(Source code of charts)
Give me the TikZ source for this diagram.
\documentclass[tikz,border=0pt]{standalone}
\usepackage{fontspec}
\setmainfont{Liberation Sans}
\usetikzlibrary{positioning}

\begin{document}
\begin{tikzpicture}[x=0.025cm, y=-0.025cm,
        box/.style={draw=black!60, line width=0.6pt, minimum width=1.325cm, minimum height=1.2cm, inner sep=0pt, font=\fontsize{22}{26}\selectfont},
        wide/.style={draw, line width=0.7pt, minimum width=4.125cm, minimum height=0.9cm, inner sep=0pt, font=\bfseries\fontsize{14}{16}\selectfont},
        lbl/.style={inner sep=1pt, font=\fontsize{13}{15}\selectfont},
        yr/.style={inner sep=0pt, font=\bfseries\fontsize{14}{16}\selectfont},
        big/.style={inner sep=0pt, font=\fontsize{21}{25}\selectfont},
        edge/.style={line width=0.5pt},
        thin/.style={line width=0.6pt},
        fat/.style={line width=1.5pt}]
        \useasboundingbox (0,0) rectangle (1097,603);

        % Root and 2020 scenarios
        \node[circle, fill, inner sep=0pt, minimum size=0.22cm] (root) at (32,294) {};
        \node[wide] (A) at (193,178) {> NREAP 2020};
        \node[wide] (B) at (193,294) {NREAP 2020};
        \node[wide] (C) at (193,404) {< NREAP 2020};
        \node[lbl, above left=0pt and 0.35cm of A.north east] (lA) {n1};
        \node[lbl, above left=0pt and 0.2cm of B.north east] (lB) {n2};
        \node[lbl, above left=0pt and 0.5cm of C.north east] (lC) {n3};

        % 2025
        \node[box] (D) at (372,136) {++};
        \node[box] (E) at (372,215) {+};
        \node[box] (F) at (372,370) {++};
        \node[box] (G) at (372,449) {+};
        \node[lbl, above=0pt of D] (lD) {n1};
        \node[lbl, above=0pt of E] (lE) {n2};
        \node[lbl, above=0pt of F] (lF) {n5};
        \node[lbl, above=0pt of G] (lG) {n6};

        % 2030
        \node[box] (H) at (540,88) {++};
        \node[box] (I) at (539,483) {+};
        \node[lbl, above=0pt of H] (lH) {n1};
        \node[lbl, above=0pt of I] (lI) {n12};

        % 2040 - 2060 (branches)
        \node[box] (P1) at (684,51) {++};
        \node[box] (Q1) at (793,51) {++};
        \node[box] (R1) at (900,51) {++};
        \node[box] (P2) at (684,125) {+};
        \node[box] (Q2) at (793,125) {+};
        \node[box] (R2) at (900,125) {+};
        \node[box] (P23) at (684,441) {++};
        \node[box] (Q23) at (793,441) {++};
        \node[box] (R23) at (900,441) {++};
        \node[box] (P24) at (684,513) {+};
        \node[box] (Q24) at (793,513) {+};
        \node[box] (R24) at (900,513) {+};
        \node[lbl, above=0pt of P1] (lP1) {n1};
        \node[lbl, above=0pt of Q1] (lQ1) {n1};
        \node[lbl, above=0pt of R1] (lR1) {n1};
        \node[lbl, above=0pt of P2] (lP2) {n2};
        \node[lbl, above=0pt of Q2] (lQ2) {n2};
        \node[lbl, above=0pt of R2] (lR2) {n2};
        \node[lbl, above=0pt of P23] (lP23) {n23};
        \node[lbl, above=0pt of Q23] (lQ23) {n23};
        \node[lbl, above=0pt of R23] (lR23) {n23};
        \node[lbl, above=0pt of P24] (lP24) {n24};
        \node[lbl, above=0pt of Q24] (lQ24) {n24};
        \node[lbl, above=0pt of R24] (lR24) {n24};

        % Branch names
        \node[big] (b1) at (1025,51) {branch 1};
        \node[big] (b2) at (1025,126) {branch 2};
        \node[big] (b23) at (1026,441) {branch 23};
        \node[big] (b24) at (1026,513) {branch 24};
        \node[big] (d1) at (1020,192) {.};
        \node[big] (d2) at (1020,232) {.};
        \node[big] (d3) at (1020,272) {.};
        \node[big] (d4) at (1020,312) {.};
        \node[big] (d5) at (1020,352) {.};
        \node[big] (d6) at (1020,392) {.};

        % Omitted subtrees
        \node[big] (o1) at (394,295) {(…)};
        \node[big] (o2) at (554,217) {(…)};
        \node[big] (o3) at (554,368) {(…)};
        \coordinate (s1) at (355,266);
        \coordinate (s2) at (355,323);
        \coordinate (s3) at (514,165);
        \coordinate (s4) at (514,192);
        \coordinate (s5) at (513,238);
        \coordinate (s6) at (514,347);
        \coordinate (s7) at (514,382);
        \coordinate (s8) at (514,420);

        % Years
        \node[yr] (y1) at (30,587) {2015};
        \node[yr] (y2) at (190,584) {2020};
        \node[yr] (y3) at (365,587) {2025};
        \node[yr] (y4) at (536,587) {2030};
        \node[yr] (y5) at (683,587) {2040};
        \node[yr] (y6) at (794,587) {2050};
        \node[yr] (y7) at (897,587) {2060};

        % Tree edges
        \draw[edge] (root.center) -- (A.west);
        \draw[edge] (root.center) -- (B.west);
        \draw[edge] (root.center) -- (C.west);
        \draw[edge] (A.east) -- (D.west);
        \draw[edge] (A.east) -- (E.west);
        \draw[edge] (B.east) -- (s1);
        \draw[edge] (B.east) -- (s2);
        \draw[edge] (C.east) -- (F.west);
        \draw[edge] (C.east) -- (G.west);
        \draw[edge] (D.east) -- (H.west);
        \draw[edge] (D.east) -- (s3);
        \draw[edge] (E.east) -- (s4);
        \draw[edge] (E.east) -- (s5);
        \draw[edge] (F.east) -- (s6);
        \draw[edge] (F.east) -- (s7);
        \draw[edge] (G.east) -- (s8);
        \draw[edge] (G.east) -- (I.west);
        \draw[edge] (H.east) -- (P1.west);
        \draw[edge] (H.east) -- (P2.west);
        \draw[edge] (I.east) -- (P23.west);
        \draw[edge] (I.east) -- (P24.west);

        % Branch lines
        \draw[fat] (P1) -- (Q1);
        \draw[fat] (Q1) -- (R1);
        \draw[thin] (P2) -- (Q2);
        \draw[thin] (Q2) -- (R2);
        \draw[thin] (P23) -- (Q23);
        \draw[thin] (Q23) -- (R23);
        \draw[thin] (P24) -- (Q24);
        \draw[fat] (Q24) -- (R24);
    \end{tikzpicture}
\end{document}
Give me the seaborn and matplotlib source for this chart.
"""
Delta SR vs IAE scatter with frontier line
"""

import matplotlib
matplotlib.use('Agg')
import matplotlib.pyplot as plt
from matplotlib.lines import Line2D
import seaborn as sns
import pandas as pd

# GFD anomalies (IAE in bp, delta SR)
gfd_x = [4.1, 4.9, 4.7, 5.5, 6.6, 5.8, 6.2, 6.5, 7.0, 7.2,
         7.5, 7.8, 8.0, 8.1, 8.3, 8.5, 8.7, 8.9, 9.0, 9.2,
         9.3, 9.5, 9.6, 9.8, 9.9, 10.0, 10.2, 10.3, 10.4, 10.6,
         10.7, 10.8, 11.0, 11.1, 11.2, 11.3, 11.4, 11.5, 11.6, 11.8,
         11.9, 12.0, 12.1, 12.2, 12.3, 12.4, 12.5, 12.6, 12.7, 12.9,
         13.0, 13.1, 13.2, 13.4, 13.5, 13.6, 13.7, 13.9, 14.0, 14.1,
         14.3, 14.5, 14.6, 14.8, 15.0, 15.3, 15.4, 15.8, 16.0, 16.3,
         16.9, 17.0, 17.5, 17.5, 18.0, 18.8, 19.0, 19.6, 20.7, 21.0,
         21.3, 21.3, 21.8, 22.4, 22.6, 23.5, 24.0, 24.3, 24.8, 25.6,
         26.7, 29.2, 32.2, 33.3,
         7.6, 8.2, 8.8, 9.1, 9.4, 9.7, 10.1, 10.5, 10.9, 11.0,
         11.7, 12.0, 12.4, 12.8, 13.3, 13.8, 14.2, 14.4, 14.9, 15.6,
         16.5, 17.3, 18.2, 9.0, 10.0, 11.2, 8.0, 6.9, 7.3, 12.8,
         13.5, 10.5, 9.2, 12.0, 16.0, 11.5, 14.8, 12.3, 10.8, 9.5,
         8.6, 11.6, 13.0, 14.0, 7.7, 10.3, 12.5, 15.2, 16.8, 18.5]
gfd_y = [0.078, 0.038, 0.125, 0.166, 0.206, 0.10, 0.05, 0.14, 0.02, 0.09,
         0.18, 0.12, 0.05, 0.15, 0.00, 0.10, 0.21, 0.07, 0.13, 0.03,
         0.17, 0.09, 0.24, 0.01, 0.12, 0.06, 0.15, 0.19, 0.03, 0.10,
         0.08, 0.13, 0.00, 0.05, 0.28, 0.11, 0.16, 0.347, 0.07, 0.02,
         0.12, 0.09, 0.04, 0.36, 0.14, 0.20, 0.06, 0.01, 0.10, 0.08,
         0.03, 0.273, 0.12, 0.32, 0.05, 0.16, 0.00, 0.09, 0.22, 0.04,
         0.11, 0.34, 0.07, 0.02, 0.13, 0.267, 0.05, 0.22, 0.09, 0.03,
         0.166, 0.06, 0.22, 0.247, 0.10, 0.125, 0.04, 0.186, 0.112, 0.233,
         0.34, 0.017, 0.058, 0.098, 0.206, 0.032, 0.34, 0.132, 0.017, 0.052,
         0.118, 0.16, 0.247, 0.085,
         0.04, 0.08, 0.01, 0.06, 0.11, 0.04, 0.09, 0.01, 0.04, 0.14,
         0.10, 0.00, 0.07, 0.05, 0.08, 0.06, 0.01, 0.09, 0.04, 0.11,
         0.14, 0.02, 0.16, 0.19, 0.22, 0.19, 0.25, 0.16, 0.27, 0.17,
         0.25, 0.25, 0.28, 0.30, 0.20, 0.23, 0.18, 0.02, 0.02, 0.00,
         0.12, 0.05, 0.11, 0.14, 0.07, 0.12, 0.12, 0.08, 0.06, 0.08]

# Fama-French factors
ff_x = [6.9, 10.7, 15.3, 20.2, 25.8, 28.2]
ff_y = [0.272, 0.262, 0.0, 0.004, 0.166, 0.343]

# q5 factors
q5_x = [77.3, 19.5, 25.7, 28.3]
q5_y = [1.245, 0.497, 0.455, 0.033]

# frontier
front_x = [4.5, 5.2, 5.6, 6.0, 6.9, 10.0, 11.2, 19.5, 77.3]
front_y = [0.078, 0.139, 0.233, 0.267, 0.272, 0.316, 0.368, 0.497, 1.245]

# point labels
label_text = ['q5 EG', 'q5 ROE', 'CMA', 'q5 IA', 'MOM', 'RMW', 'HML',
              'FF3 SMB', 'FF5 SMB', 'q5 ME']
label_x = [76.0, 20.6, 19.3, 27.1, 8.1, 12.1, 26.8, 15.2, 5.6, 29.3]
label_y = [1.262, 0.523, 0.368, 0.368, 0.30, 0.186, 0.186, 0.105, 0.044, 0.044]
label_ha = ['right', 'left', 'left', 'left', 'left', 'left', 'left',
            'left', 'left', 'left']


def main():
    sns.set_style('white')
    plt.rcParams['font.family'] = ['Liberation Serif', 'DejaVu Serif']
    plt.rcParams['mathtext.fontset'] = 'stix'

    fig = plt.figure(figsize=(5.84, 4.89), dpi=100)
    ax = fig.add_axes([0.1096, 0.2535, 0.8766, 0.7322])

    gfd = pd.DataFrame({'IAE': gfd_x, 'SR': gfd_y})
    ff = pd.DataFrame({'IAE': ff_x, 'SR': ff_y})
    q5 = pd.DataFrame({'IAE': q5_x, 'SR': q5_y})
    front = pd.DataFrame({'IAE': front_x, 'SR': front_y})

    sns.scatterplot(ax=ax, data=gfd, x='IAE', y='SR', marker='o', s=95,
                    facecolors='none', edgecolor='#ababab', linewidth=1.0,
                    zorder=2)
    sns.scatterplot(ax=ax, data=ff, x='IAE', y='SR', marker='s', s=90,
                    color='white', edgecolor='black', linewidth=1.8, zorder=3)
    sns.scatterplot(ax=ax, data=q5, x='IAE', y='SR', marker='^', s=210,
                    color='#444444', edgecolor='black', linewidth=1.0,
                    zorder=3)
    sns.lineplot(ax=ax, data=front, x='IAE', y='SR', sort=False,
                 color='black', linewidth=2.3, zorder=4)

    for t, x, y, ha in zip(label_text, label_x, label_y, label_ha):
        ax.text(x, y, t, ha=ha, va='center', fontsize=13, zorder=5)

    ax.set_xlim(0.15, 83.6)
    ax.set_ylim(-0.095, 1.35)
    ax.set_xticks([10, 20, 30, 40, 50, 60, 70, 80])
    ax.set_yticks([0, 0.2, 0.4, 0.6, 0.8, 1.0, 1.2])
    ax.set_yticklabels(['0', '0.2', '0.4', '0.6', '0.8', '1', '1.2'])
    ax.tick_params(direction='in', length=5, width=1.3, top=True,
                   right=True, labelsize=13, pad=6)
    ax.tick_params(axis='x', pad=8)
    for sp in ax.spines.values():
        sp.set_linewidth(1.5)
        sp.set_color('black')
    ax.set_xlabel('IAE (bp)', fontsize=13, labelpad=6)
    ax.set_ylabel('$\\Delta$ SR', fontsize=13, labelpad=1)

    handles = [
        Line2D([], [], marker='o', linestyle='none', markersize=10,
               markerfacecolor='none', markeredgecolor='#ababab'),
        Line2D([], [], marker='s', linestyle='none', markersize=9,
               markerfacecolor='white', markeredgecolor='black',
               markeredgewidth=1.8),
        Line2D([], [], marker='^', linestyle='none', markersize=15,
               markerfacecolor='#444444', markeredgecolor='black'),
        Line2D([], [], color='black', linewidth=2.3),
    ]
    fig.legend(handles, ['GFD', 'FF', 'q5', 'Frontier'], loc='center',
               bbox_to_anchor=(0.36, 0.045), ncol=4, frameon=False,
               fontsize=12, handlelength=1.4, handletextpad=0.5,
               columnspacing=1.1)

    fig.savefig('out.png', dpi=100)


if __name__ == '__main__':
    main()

WRITTEN REQUEST - Nothing but the lines from the one with "Give me the seaborn" through the one with "import pandas as pd" should be retyped; include both and keep them exact.

WRITTEN REPLY -
Give me the seaborn and matplotlib source for this chart.
"""
Delta SR vs IAE scatter with frontier line
"""

import matplotlib
matplotlib.use('Agg')
import matplotlib.pyplot as plt
from matplotlib.lines import Line2D
import seaborn as sns
import pandas as pd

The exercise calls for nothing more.